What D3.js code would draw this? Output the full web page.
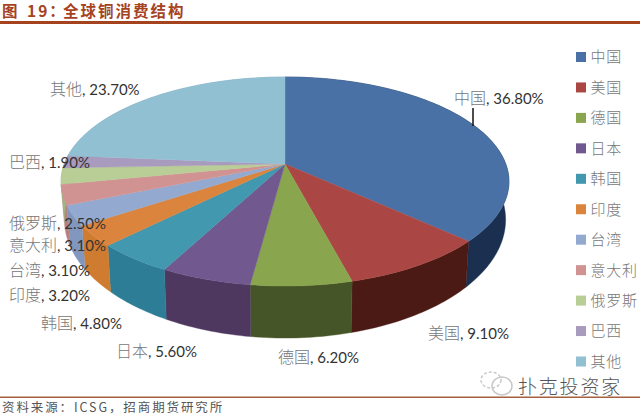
<!DOCTYPE html>
<html>
<head>
<meta charset="utf-8">
<script src="https://cdn.jsdelivr.net/npm/d3@7"></script>
<style>
  html, body { margin: 0; padding: 0; background: #fff; }
  svg { display: block; }
  .cjk { fill: #777; font-family: "Noto Sans CJK SC", sans-serif; font-weight: 300; }
  .num { fill: #333; font-family: Lato, "Noto Sans", sans-serif; }
</style>
</head>
<body>
<div id="chart"></div>
<script>
var categories = ["中国", "美国", "德国", "日本", "韩国", "印度", "台湾", "意大利", "俄罗斯", "巴西", "其他"];
var shares = [36.8, 9.1, 6.2, 5.6, 4.8, 3.2, 3.1, 3.1, 2.5, 1.9, 23.7];
var valueLabels = ["36.80%", "9.10%", "6.20%", "5.60%", "4.80%", "3.20%", "3.10%", "3.10%", "2.50%", "1.90%", "23.70%"];

var topColors = ["#4a71a5", "#aa4744", "#89a54e", "#71588f", "#4198af", "#db843d", "#93a9cf", "#d19392", "#b9cd96", "#a99bbd", "#92c0d3"];
var sideColors = ["#1b3050", "#4c1a15", "#465527", "#4e3860", "#2e7d96", "#d07c30", "#8197bd", "#b98080", "#a0b480", "#9080a5", "#7aa5b8"];

// left edge and middle of each data label, same order as categories
var labelX = [454, 428, 278, 116, 41, 9, 9, 9, 9, 9, 50];
var labelY = [98, 333, 357, 351, 323, 295, 270, 245, 223, 162, 89];

var svgWidth = 640;
var svgHeight = 415;

var svg = d3.select("#chart").append("svg")
  .attr("width", svgWidth)
  .attr("height", svgHeight);

// the pie is a tilted disc seen in perspective, so the apex sits above the middle of the ellipse
var apex = { x: 285, y: 164 };
var tilt = -0.1675;
var radiusX = 220.8;
var radiusY = 101.6;
var depth = 52;

function rim(angle) {
  var u = Math.sin(angle);
  var v = -Math.cos(angle);
  var w = 1 + tilt * v;
  return { x: apex.x + radiusX * u / w, y: apex.y + radiusY * v / w, w: w };
}

function rimBottom(angle) {
  var p = rim(angle);
  var near = (1 + tilt) / p.w;
  return { x: apex.x + (p.x - apex.x) * 0.985, y: p.y + depth * near * near };
}

function steps(a0, a1) {
  var n = Math.max(2, Math.ceil((a1 - a0) / 0.02));
  return d3.range(n + 1).map(function(i) { return a0 + (a1 - a0) * i / n; });
}

var pie = d3.pie().sort(null).value(function(d) { return d; });
var arcs = pie(shares);
var line = d3.line().x(function(d) { return d.x; }).y(function(d) { return d.y; });

var sides = svg.append("g");
var tops = svg.append("g");

arcs.forEach(function(d, i) {
  var angles = steps(d.startAngle, d.endAngle);
  var upper = angles.map(rim);
  var lower = angles.map(rimBottom).reverse();

  sides.append("path")
    .attr("d", line(upper.concat(lower)) + "Z")
    .attr("fill", sideColors[i])
    .attr("stroke", sideColors[i])
    .attr("stroke-width", 0.4);

  tops.append("path")
    .attr("d", line([apex].concat(upper)) + "Z")
    .attr("fill", topColors[i])
    .attr("stroke", topColors[i])
    .attr("stroke-width", 0.4);
});

// leader line of the China label
svg.append("line")
  .attr("x1", 473).attr("x2", 473)
  .attr("y1", 108).attr("y2", 126)
  .attr("stroke", "#111")
  .attr("stroke-width", 1.5);

// data labels
var labels = svg.append("g").selectAll("text")
  .data(categories)
  .enter()
  .append("text")
  .attr("x", function(d, i) { return labelX[i]; })
  .attr("y", function(d, i) { return labelY[i]; })
  .attr("dy", "0.36em")
  .attr("font-size", 16);

labels.append("tspan")
  .attr("class", "cjk")
  .text(function(d) { return d; });

labels.append("tspan")
  .attr("class", "num")
  .attr("font-size", 15)
  .text(function(d, i) { return ", " + valueLabels[i]; });

// legend
var legendY = d3.scalePoint()
  .domain(categories)
  .range([57, 361.5]);

var legend = svg.append("g").selectAll("g")
  .data(categories)
  .enter()
  .append("g")
  .attr("transform", function(d) { return "translate(576," + legendY(d) + ")"; });

legend.append("rect")
  .attr("y", -5)
  .attr("width", 10)
  .attr("height", 10)
  .attr("fill", function(d, i) { return topColors[i]; });

legend.append("text")
  .attr("class", "cjk")
  .attr("x", 14.5)
  .attr("dy", "0.36em")
  .attr("font-size", 15)
  .attr("letter-spacing", 0.8)
  .text(function(d) { return d; });

// heading and rules
var headingParts = ["图", "19：", "全球铜消费结构"];
var headingX = [2, 27, 63];

svg.append("g").selectAll("text")
  .data(headingParts)
  .enter()
  .append("text")
  .attr("x", function(d, i) { return headingX[i]; })
  .attr("y", 17)
  .attr("fill", "#a5431f")
  .attr("font-family", "'Noto Sans CJK SC', sans-serif")
  .attr("font-weight", 700)
  .attr("font-size", 15.5)
  .attr("letter-spacing", 2)
  .text(function(d) { return d; });

svg.append("rect")
  .attr("x", 0).attr("y", 21)
  .attr("width", svgWidth).attr("height", 3)
  .attr("fill", "#a5431f");

svg.append("rect")
  .attr("x", 0).attr("y", 396.5)
  .attr("width", svgWidth).attr("height", 1.5)
  .attr("fill", "#a5613f");

svg.append("text")
  .attr("x", 2).attr("y", 412)
  .attr("fill", "#555")
  .attr("font-family", "'Noto Sans CJK SC', sans-serif")
  .attr("font-size", 12.5)
  .attr("letter-spacing", 1.9)
  .text("资料来源：ICSG，招商期货研究所");

// watermark
var mark = svg.append("g")
  .attr("fill", "none")
  .attr("stroke", "#c9c9c9")
  .attr("stroke-width", 1.5);

mark.append("ellipse")
  .attr("cx", 491).attr("cy", 380)
  .attr("rx", 10).attr("ry", 8)
  .attr("stroke-dasharray", "3 2");

mark.append("ellipse")
  .attr("cx", 502).attr("cy", 386)
  .attr("rx", 10).attr("ry", 9);

svg.append("text")
  .attr("x", 518).attr("y", 393.5)
  .attr("fill", "#555")
  .attr("font-family", "'Noto Sans CJK SC', sans-serif")
  .attr("font-weight", 300)
  .attr("font-size", 19)
  .attr("letter-spacing", 1.8)
  .text("扑克投资家");
</script>
</body>
</html>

* * * *

▸ TASK BRIEF: Your copy of the data should match it exactly, except that pictures are left out.

▸ RESULT OF THE TASK:
What D3.js code would draw this? Output the full web page.
<!DOCTYPE html>
<html>
<head>
<meta charset="utf-8">
<script src="https://cdn.jsdelivr.net/npm/d3@7"></script>
<style>
  html, body { margin: 0; padding: 0; background: #fff; }
  svg { display: block; }
  .cjk { fill: #777; font-family: "Noto Sans CJK SC", sans-serif; font-weight: 300; }
  .num { fill: #333; font-family: Lato, "Noto Sans", sans-serif; }
</style>
</head>
<body>
<div id="chart"></div>
<script>
var categories = ["中国", "美国", "德国", "日本", "韩国", "印度", "台湾", "意大利", "俄罗斯", "巴西", "其他"];
var shares = [36.8, 9.1, 6.2, 5.6, 4.8, 3.2, 3.1, 3.1, 2.5, 1.9, 23.7];
var valueLabels = ["36.80%", "9.10%", "6.20%", "5.60%", "4.80%", "3.20%", "3.10%", "3.10%", "2.50%", "1.90%", "23.70%"];

var topColors = ["#4a71a5", "#aa4744", "#89a54e", "#71588f", "#4198af", "#db843d", "#93a9cf", "#d19392", "#b9cd96", "#a99bbd", "#92c0d3"];
var sideColors = ["#1b3050", "#4c1a15", "#465527", "#4e3860", "#2e7d96", "#d07c30", "#8197bd", "#b98080", "#a0b480", "#9080a5", "#7aa5b8"];

// left edge and middle of each data label, same order as categories
var labelX = [454, 428, 278, 116, 41, 9, 9, 9, 9, 9, 50];
var labelY = [98, 333, 357, 351, 323, 295, 270, 245, 223, 162, 89];

var svgWidth = 640;
var svgHeight = 415;

var svg = d3.select("#chart").append("svg")
  .attr("width", svgWidth)
  .attr("height", svgHeight);

// the pie is a tilted disc seen in perspective, so the apex sits above the middle of the ellipse
var apex = { x: 285, y: 164 };
var tilt = -0.1675;
var radiusX = 220.8;
var radiusY = 101.6;
var depth = 52;

function rim(angle) {
  var u = Math.sin(angle);
  var v = -Math.cos(angle);
  var w = 1 + tilt * v;
  return { x: apex.x + radiusX * u / w, y: apex.y + radiusY * v / w, w: w };
}

function rimBottom(angle) {
  var p = rim(angle);
  var near = (1 + tilt) / p.w;
  return { x: apex.x + (p.x - apex.x) * 0.985, y: p.y + depth * near * near };
}

function steps(a0, a1) {
  var n = Math.max(2, Math.ceil((a1 - a0) / 0.02));
  return d3.range(n + 1).map(function(i) { return a0 + (a1 - a0) * i / n; });
}

var pie = d3.pie().sort(null).value(function(d) { return d; });
var arcs = pie(shares);
var line = d3.line().x(function(d) { return d.x; }).y(function(d) { return d.y; });

var sides = svg.append("g");
var tops = svg.append("g");

arcs.forEach(function(d, i) {
  var angles = steps(d.startAngle, d.endAngle);
  var upper = angles.map(rim);
  var lower = angles.map(rimBottom).reverse();

  sides.append("path")
    .attr("d", line(upper.concat(lower)) + "Z")
    .attr("fill", sideColors[i])
    .attr("stroke", sideColors[i])
    .attr("stroke-width", 0.4);

  tops.append("path")
    .attr("d", line([apex].concat(upper)) + "Z")
    .attr("fill", topColors[i])
    .attr("stroke", topColors[i])
    .attr("stroke-width", 0.4);
});

// leader line of the China label
svg.append("line")
  .attr("x1", 473).attr("x2", 473)
  .attr("y1", 108).attr("y2", 126)
  .attr("stroke", "#111")
  .attr("stroke-width", 1.5);

// data labels
var labels = svg.append("g").selectAll("text")
  .data(categories)
  .enter()
  .append("text")
  .attr("x", function(d, i) { return labelX[i]; })
  .attr("y", function(d, i) { return labelY[i]; })
  .attr("dy", "0.36em")
  .attr("font-size", 16);

labels.append("tspan")
  .attr("class", "cjk")
  .text(function(d) { return d; });

labels.append("tspan")
  .attr("class", "num")
  .attr("font-size", 15)
  .text(function(d, i) { return ", " + valueLabels[i]; });

// legend
var legendY = d3.scalePoint()
  .domain(categories)
  .range([57, 361.5]);

var legend = svg.append("g").selectAll("g")
  .data(categories)
  .enter()
  .append("g")
  .attr("transform", function(d) { return "translate(576," + legendY(d) + ")"; });

legend.append("rect")
  .attr("y", -5)
  .attr("width", 10)
  .attr("height", 10)
  .attr("fill", function(d, i) { return topColors[i]; });

legend.append("text")
  .attr("class", "cjk")
  .attr("x", 14.5)
  .attr("dy", "0.36em")
  .attr("font-size", 15)
  .attr("letter-spacing", 0.8)
  .text(function(d) { return d; });

// heading and rules
var headingParts = ["图", "19：", "全球铜消费结构"];
var headingX = [2, 27, 63];

svg.append("g").selectAll("text")
  .data(headingParts)
  .enter()
  .append("text")
  .attr("x", function(d, i) { return headingX[i]; })
  .attr("y", 17)
  .attr("fill", "#a5431f")
  .attr("font-family", "'Noto Sans CJK SC', sans-serif")
  .attr("font-weight", 700)
  .attr("font-size", 15.5)
  .attr("letter-spacing", 2)
  .text(function(d) { return d; });

svg.append("rect")
  .attr("x", 0).attr("y", 21)
  .attr("width", svgWidth).attr("height", 3)
  .attr("fill", "#a5431f");

svg.append("rect")
  .attr("x", 0).attr("y", 396.5)
  .attr("width", svgWidth).attr("height", 1.5)
  .attr("fill", "#a5613f");

svg.append("text")
  .attr("x", 2).attr("y", 412)
  .attr("fill", "#555")
  .attr("font-family", "'Noto Sans CJK SC', sans-serif")
  .attr("font-size", 12.5)
  .attr("letter-spacing", 1.9)
  .text("资料来源：ICSG，招商期货研究所");

// watermark
var mark = svg.append("g")
  .attr("fill", "none")
  .attr("stroke", "#c9c9c9")
  .attr("stroke-width", 1.5);

mark.append("ellipse")
  .attr("cx", 491).attr("cy", 380)
  .attr("rx", 10).attr("ry", 8)
  .attr("stroke-dasharray", "3 2");

mark.append("ellipse")
  .attr("cx", 502).attr("cy", 386)
  .attr("rx", 10).attr("ry", 9);

svg.append("text")
  .attr("x", 518).attr("y", 393.5)
  .attr("fill", "#555")
  .attr("font-family", "'Noto Sans CJK SC', sans-serif")
  .attr("font-weight", 300)
  .attr("font-size", 19)
  .attr("letter-spacing", 1.8)
  .text("扑克投资家");
</script>
</body>
</html>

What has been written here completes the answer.